The systems for experiencing pleasure and for wanting to seek out pleasure are separate ones. One can find something pleasurable, but still not develop a desire to seek it out. I'm sure all of you have had times when you haven't felt the urge to participate in a particular activity, even though you knew you'd enjoy the activity in question if you just got around doing it. Conversly, one can also have a desire to seek out something, but still not find it pleasurable when it's achieved.
Therefore, it is not an inherent property of wireheading that we'd automatically end up wanting it. Sure, you could wirehead someone in such a way that the person stopped wanting anything else, but you could also wirehead them in such a way that they were indifferent to whether or not it continued. You could even wirehead them in such a way that they enjoyed every minute of it, but at the same time wanted it to stop.
"Am I mistaken about wanting to be wireheaded?" is a wrong question. You might afterwards think you actually prefer to be wireheaded, or think you prefer not to be wireheaded, but that is purely a question of how you define the term "wireheading". Is it a procedure that makes you want it, or is it not? Furthermore, even if we define wireheading so that you'd prefer it afterwards, that says nothing about the moral worth of wireheading somebody.
If you're not convinced about that last bit, consider the case of "anti-wireheading": we rewire somebody so that they experience terrible, horrible, excruciating pain. We also rewire them so that regardless, they seek to maintain their current state. In fact, if they somehow stop feeling pain, they'll compulsively seek a return to their previous hellish state. Would you say it was okay to anti-wirehead them, since an anti-wirehead will realize they were mistaken about not wanting to be an anti-wirehead? Probably not.
In fact, "I thought I wouldn't want to do/experience X, but upon trying it out I realized I was wrong" doesn't make sense. Previously the person didn't want X, but after trying it out they did want X. X has caused a change in their preferences by altering their brain. This doesn't mean that the pre-X person was wrong, it just means the post-X person has been changed. With the correct technology, anyone can be changed to prefer anything.
You can still be mistaken about whether or not you'll like something, of course. But that's distinct from whether or not you want it.

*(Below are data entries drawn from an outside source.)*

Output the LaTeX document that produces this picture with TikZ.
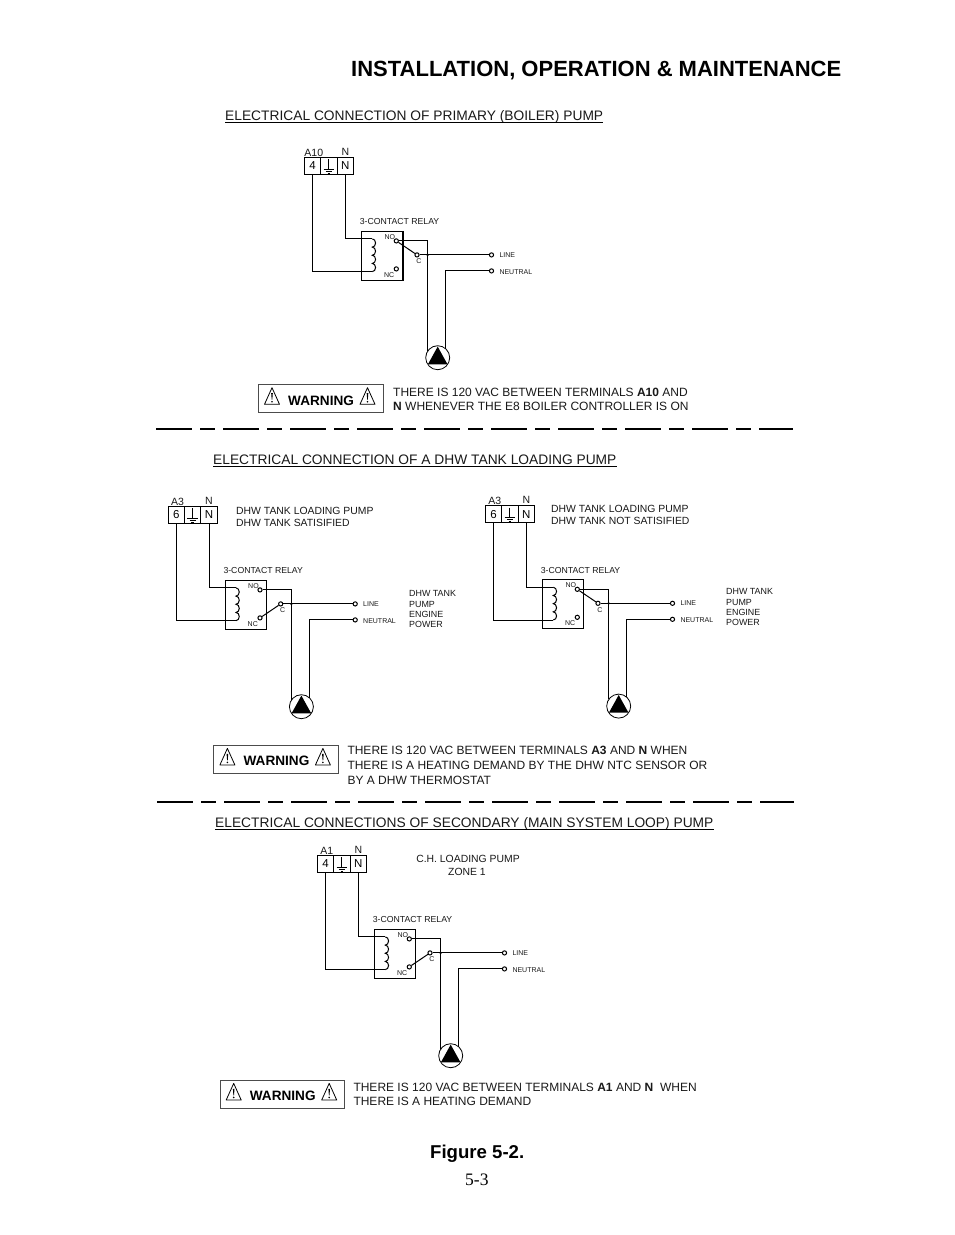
\documentclass[tikz,border=0pt]{standalone}
\usepackage{fontspec}
\setmainfont{Liberation Sans}
\newfontfamily\pagefont{Liberation Serif}
\newcommand{\fs}[1]{\fontsize{#1pt}{#1pt}\selectfont}
\tikzset{
  wire/.style={line width=1pt},
  txt/.style={anchor=base west,inner sep=0pt,text=black!90},
  heading/.style={txt,font=\fs{13.78}},
  warntxt/.style={txt,font=\fs{12}},
  sidetxt/.style={txt,font=\fs{10.4}},
  powertxt/.style={txt,font=\fs{8.9}},
  smalltxt/.style={txt,font=\fs{7}},
  relaytxt/.style={txt,font=\fs{8.7}},
  term/.style={draw,line width=1pt,minimum width=16.4pt,minimum height=17pt,inner sep=0pt,font=\fs{11.5}},
  relaybox/.style={draw,line width=1pt,minimum width=41pt,minimum height=49pt,inner sep=0pt},
  contact/.style={circle,draw,line width=1pt,fill=white,minimum size=4.2pt,inner sep=0pt},
  joint/.style={circle,fill=black,minimum size=2.6pt,inner sep=0pt},
  pumpc/.style={circle,draw,line width=0.8pt,fill=white,minimum size=24pt,inner sep=0pt},
  warnbox/.style={draw,line width=0.8pt,draw=black!70,minimum width=124.6pt,minimum height=28pt,inner sep=0pt},
  divider/.style={line width=1.7pt,dash pattern=on 36pt off 8pt on 15pt off 8pt},
  underl/.style={line width=0.8pt}
}
% name, x, y, number, upper label, arm end (no or nc)
\newcommand{\relaycircuit}[6]{
\begin{scope}[shift={(#2,#3)}]
\node[term] (#1-t1) at (8.2,-8.5) {#4};
\node[term] (#1-t2) at (24.6,-8.5) {};
\node[term] (#1-t3) at (41,-8.5) {N};
\draw[wire] (24.6,-15) -- (24.6,-5.3) (19.2,-5.3) -- (30,-5.3) (21.6,-3.3) -- (27.6,-3.3) (23.4,-1.3) -- (25.8,-1.3);
\node[txt,anchor=base,font=\fs{10.5}] (#1-top) at (9.5,-18.3) {#5};
\node[txt,anchor=base,font=\fs{10.5}] (#1-topn) at (41,-18.8) {N};
\node[relaybox] (#1-relay) at (77.5,81.5) {};
\node[relaytxt] (#1-rl) at (55.3,50.4) {3-CONTACT RELAY};
\coordinate (#1-ca) at (68,64.6);
\coordinate (#1-cb) at (68,97.3);
\draw[wire] (#1-t1.south) |- (#1-cb);
\draw[wire] (#1-t3.south) |- (#1-ca);
\draw[wire,x=0.8pt] (#1-ca) arc[start angle=-90,end angle=90,radius=4.09]
  arc[start angle=-90,end angle=90,radius=4.09]
  arc[start angle=-90,end angle=90,radius=4.09]
  arc[start angle=-90,end angle=90,radius=4.09];
\node[contact] (#1-no) at (92,66.6) {};
\node[contact] (#1-nc) at (92,94.6) {};
\node[contact] (#1-c) at (112.7,80.6) {};
\node[smalltxt] (#1-nol) at (80,65) {NO};
\node[smalltxt] (#1-ncl) at (79.5,103) {NC};
\node[smalltxt] (#1-cl) at (111.8,89.4) {C};
\node[contact] (#1-line) at (187.2,80.6) {};
\node[contact] (#1-neu) at (187.2,96.6) {};
\node[smalltxt] (#1-ll) at (195,83.2) {LINE};
\node[smalltxt] (#1-nl) at (195,100) {NEUTRAL};
\node[pumpc] (#1-pump) at (133.4,183.4) {};
\fill (133.4,172.3) -- (143.2,190) -- (123.6,190) -- cycle;
\coordinate (#1-pa) at (123.4,176.7);
\coordinate (#1-pb) at (141.4,174.5);
\draw[wire] (#1-#6) -- (#1-c);
\draw[wire] (#1-c) -- (#1-line);
\draw[wire] (#1-no) -| (#1-pa);
\draw[wire] (#1-neu) -| (#1-pb);
\node[joint] (#1-j) at (123.4,80.6) {};
\end{scope}
}
% warning sign at its left end
\newcommand{\warnsign}[2]{
\draw[line width=0.8pt,line join=round] (#1,#2) -- ++(7.5,16.6) -- ++(-15,0) -- cycle;
\fill (#1-0.8,#2+5.5) -- (#1+0.8,#2+5.5) -- (#1+0.3,#2+12) -- (#1-0.3,#2+12) -- cycle;
\fill (#1,#2+14) circle (0.9);
}
\newcommand{\warnpanel}[3]{
\node[warnbox] (#1) at (#2+62.3,#3+14) {};
\node[txt,text=black,font=\bfseries\fs{13.6}] (#1-txt) at (#2+29.7,#3+20.7) {WARNING};
\warnsign{#2+13.7}{#3+3.4}
\warnsign{#2+109.2}{#3+3.4}
}
\begin{document}
\begin{tikzpicture}[x=1pt,y=-1pt]
\useasboundingbox[fill=white] (0,0) rectangle (954,1235);
\node[anchor=base west,inner sep=0pt,font=\bfseries\fs{22}] (title) at (351,76) {INSTALLATION, OPERATION \& MAINTENANCE};

\node[heading] (h1) at (225,120.2) {ELECTRICAL CONNECTION OF PRIMARY (BOILER) PUMP};
\draw[underl] ([yshift=-2pt]h1.base west) -- ([yshift=-2pt]h1.base east);
\relaycircuit{a}{304.3}{174.3}{4}{A10}{no}
\draw[line width=1.6pt] (a-relay.north east) -- (a-relay.south east);
\warnpanel{wa}{258.3}{384.3}
\node[warntxt] (wa1) at (393,396.2) {THERE IS 120 VAC BETWEEN TERMINALS \textbf{A10} AND};
\node[warntxt] (wa2) at (393,410.4) {\textbf{N} WHENEVER THE E8 BOILER CONTROLLER IS ON};
\draw[divider] (156,429) -- (793,429);

\node[heading] (h2) at (213,464.4) {ELECTRICAL CONNECTION OF A DHW TANK LOADING PUMP};
\draw[underl] ([yshift=-2pt]h2.base west) -- ([yshift=-2pt]h2.base east);
\relaycircuit{b}{168}{523.3}{6}{A3}{nc}
\node[sidetxt] (b1) at (236,514) {DHW TANK LOADING PUMP};
\node[sidetxt] (b2) at (236,526) {DHW TANK SATISIFIED};
\node[powertxt] (b3) at (409,596.7) {DHW TANK};
\node[powertxt] (b4) at (409,607) {PUMP};
\node[powertxt] (b5) at (409,617.3) {ENGINE};
\node[powertxt] (b6) at (409,627.7) {POWER};
\relaycircuit{c}{485.3}{522.7}{6}{A3}{no}
\node[sidetxt] (c1) at (551,512) {DHW TANK LOADING PUMP};
\node[sidetxt] (c2) at (551,524) {DHW TANK NOT SATISIFIED};
\node[powertxt] (c3) at (726,594.3) {DHW TANK};
\node[powertxt] (c4) at (726,605) {PUMP};
\node[powertxt] (c5) at (726,615.3) {ENGINE};
\node[powertxt] (c6) at (726,625.7) {POWER};
\warnpanel{wb}{213.7}{745}
\node[warntxt] (wb1) at (347.3,754.5) {THERE IS 120 VAC BETWEEN TERMINALS \textbf{A3} AND \textbf{N} WHEN};
\node[warntxt] (wb2) at (347.3,769) {THERE IS A HEATING DEMAND BY THE DHW NTC SENSOR OR};
\node[warntxt] (wb3) at (347.3,784) {BY A DHW THERMOSTAT};
\draw[divider] (157,802) -- (794,802);

\node[heading] (h3) at (215,827.2) {ELECTRICAL CONNECTIONS OF SECONDARY (MAIN SYSTEM LOOP) PUMP};
\draw[underl] ([yshift=-2pt]h3.base west) -- ([yshift=-2pt]h3.base east);
\relaycircuit{d}{317.3}{872.3}{4}{A1}{nc}
\node[sidetxt,anchor=base] (d1) at (468,862.7) {C.H. LOADING PUMP};
\node[sidetxt,anchor=base] (d2) at (467,875.7) {ZONE 1};
\warnpanel{wc}{220}{1080}
\node[warntxt] (wc1) at (353.3,1091.7) {THERE IS 120 VAC BETWEEN TERMINALS \textbf{A1} AND \textbf{N}\ \ WHEN};
\node[warntxt] (wc2) at (353.3,1105.7) {THERE IS A HEATING DEMAND};

\node[anchor=base west,inner sep=0pt,font=\bfseries\fs{18.6}] (fig) at (430,1158.8) {Figure 5-2.};
\node[anchor=base west,inner sep=0pt,font=\pagefont\fs{17.5}] (page) at (465,1185) {5-3};
\end{tikzpicture}
\end{document}
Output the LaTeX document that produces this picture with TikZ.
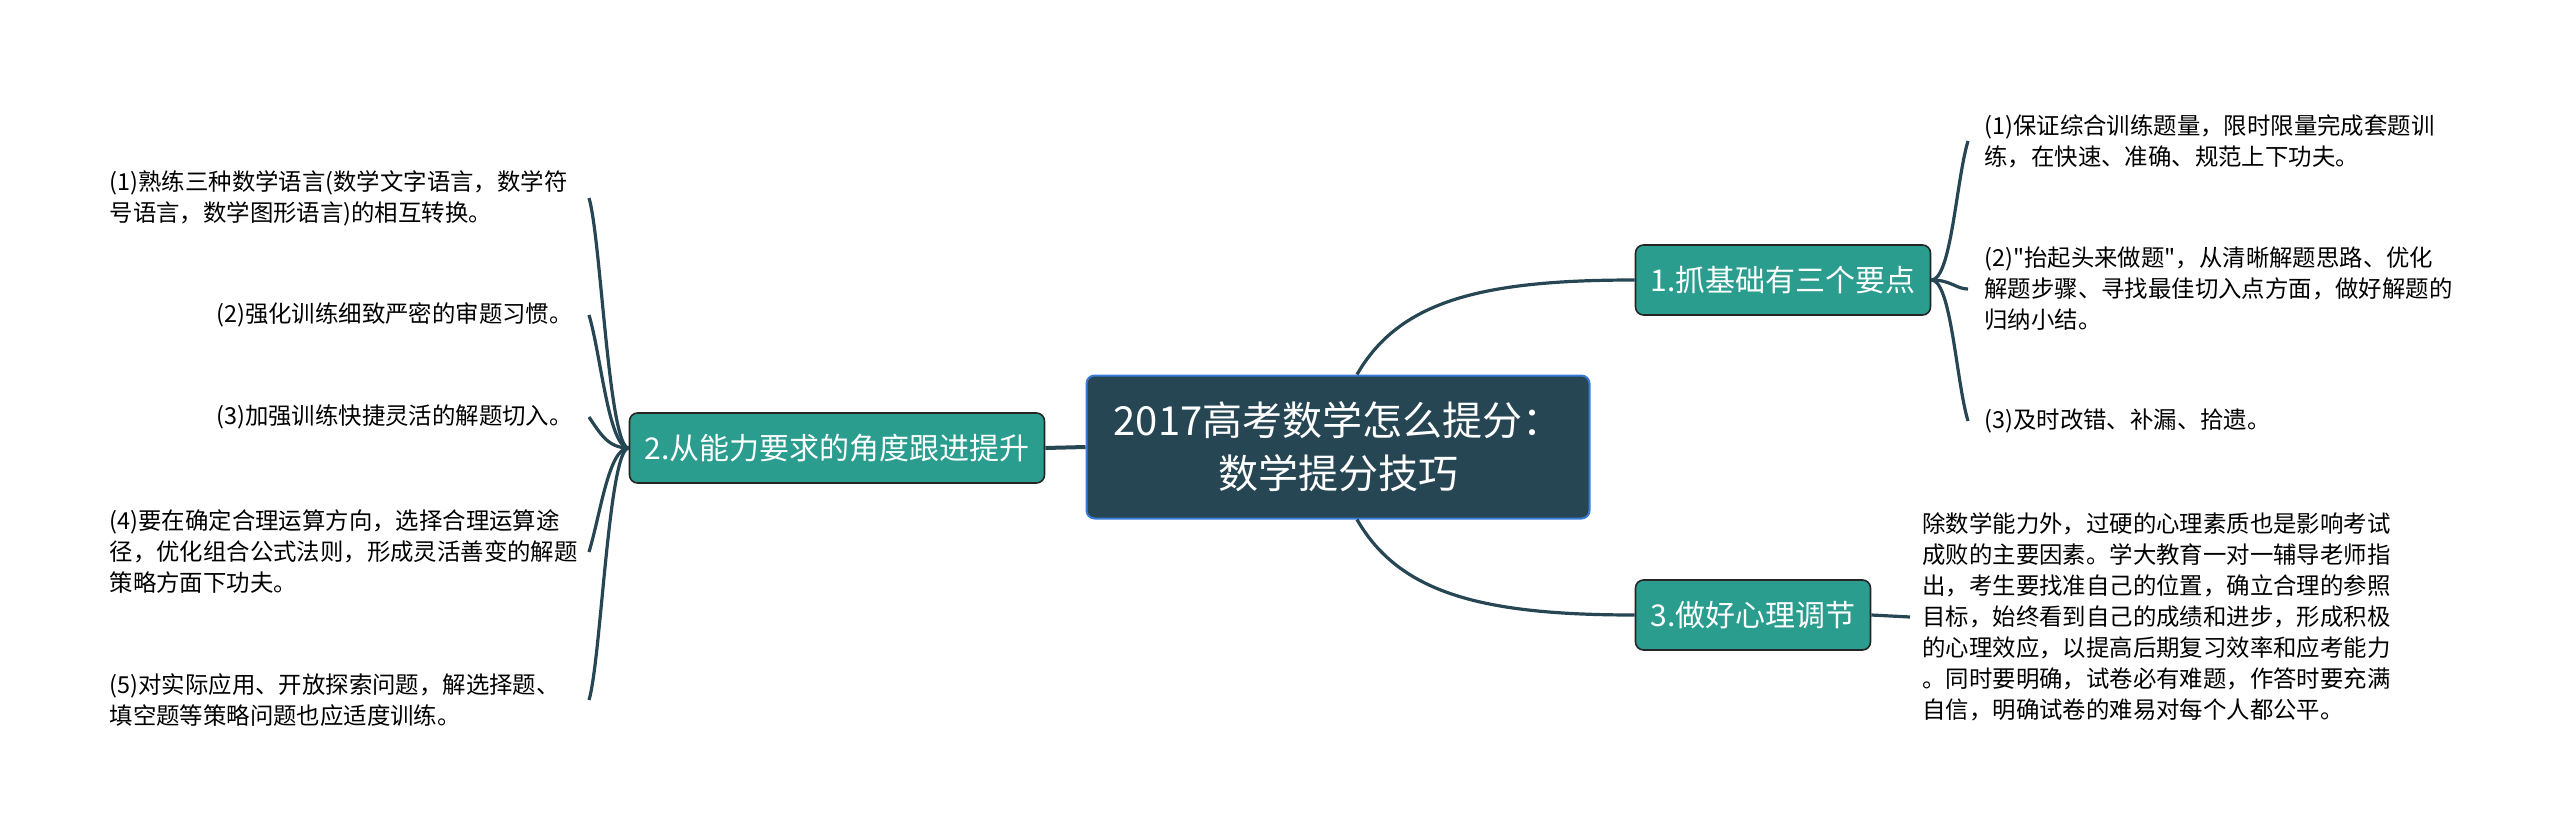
\documentclass[tikz,border=0pt]{standalone}
\usepackage{fontspec}
\newfontfamily\cjk{Noto Sans CJK SC}[Ligatures=TeXOff]
\definecolor{rootfill}{HTML}{264653}
\definecolor{rootedge}{HTML}{3A7BD5}
\definecolor{topicfill}{HTML}{2A9D8F}
\definecolor{linecol}{HTML}{264653}

\begin{document}
\begin{tikzpicture}[x=0.5pt, y=-0.5pt]
    \tikzstyle{rootbox}=[draw=rootedge, line width=1pt, fill=rootfill, rounded corners=4pt, text=white, align=center, minimum width=251.5pt, minimum height=71.5pt, font=\cjk\fontsize{20}{26.5}\selectfont]
    \tikzstyle{topicbox}=[draw=black!85, line width=0.8pt, fill=topicfill, rounded corners=4pt, text=white, minimum height=35pt, inner xsep=7.5pt, font=\cjk\fontsize{15}{18}\selectfont]
    \tikzstyle{leaf}=[align=left, inner xsep=8pt, inner ysep=2pt, font=\cjk\fontsize{11.7}{15.5}\selectfont]
    \tikzstyle{leftleaf}=[leaf, anchor=east, inner xsep=8pt]
    \tikzstyle{wideleaf}=[leftleaf, text width=231.5pt]
    \tikzstyle{branch}=[draw=linecol, line width=1.6pt]

    \useasboundingbox (0,0) rectangle (2560,840);

    % centre and main topics
    \node[rootbox] (root) at (1338,447) {2017高考数学怎么提分：\\数学提分技巧};
    \node[topicbox] (t1) at (1783,280) {1.抓基础有三个要点};
    \node[topicbox] (t2) at (837,448) {2.从能力要求的角度跟进提升};
    \node[topicbox] (t3) at (1753,615) {3.做好心理调节};

    % right side
    \node[leaf, anchor=west] (r1) at (1968,141) {(1)保证综合训练题量，限时限量完成套题训\\练，在快速、准确、规范上下功夫。};
    \node[leaf, anchor=west] (r2) at (1968,289) {(2)"抬起头来做题"，从清晰解题思路、优化\\解题步骤、寻找最佳切入点方面，做好解题的\\归纳小结。};
    \node[leaf, anchor=west] (r3) at (1968,421) {(3)及时改错、补漏、拾遗。};
    \node[leaf, anchor=west, inner xsep=6pt] (r4) at (1910,617) {除数学能力外，过硬的心理素质也是影响考试\\成败的主要因素。学大教育一对一辅导老师指\\出，考生要找准自己的位置，确立合理的参照\\目标，始终看到自己的成绩和进步，形成积极\\的心理效应，以提高后期复习效率和应考能力\\。同时要明确，试卷必有难题，作答时要充满\\自信，明确试卷的难易对每个人都公平。};

    % left side
    \node[wideleaf] (l1) at (589,198) {(1)熟练三种数学语言(数学文字语言，数学符\\号语言，数学图形语言)的相互转换。};
    \node[leftleaf] (l2) at (589,315) {(2)强化训练细致严密的审题习惯。};
    \node[leftleaf] (l3) at (589,417) {(3)加强训练快捷灵活的解题切入。};
    \node[wideleaf] (l4) at (589,552) {(4)要在确定合理运算方向，选择合理运算途\\径，优化组合公式法则，形成灵活善变的解题\\策略方面下功夫。};
    \node[wideleaf] (l5) at (589,700) {(5)对实际应用、开放探索问题，解选择题、\\填空题等策略问题也应适度训练。};

    \draw[branch, line width=2pt] (root.west) -- (t2.east);
    \draw[branch] ([xshift=9.5pt]root.north) .. controls +(43,-75) and +(-150,0) .. (t1.west);
    \draw[branch] ([xshift=9.5pt]root.south) .. controls +(43,75) and +(-150,0) .. (t3.west);
    \draw[branch] (t3.east) -- (r4.west);

    \foreach \n/\d in {r1/40, r2/0, r3/-40} {
        \draw[branch] (t1.east) .. controls +(20,0) and +(-12,\d) .. (\n.west);
    }
    \foreach \n/\d in {l1/40, l2/40, l3/18, l4/-40, l5/-40} {
        \draw[branch] (t2.west) .. controls +(-20,0) and +(12,\d) .. (\n.east);
    }
\end{tikzpicture}
\end{document}
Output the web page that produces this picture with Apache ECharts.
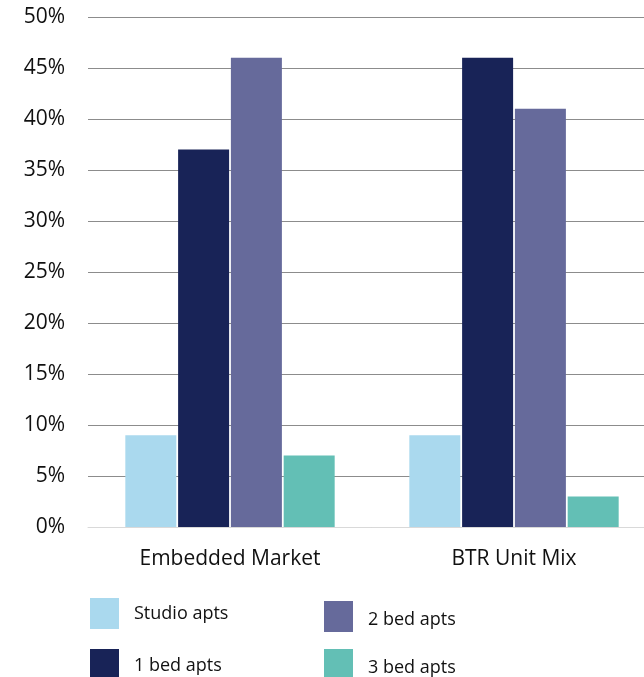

Note that this makes any thoughts along the lines of "an FAI might extrapolate the desires you had if you were more intelligent" tricky. It could just as well extrapolate the desires we had if we'd had our brains altered in some other way. What makes one method of mind alteration more acceptable than another? "Whether we'd consent to it now" is one obvious-seeming answer, but that too is filled with pitfalls. (For instance, what about our anti-wirehead?)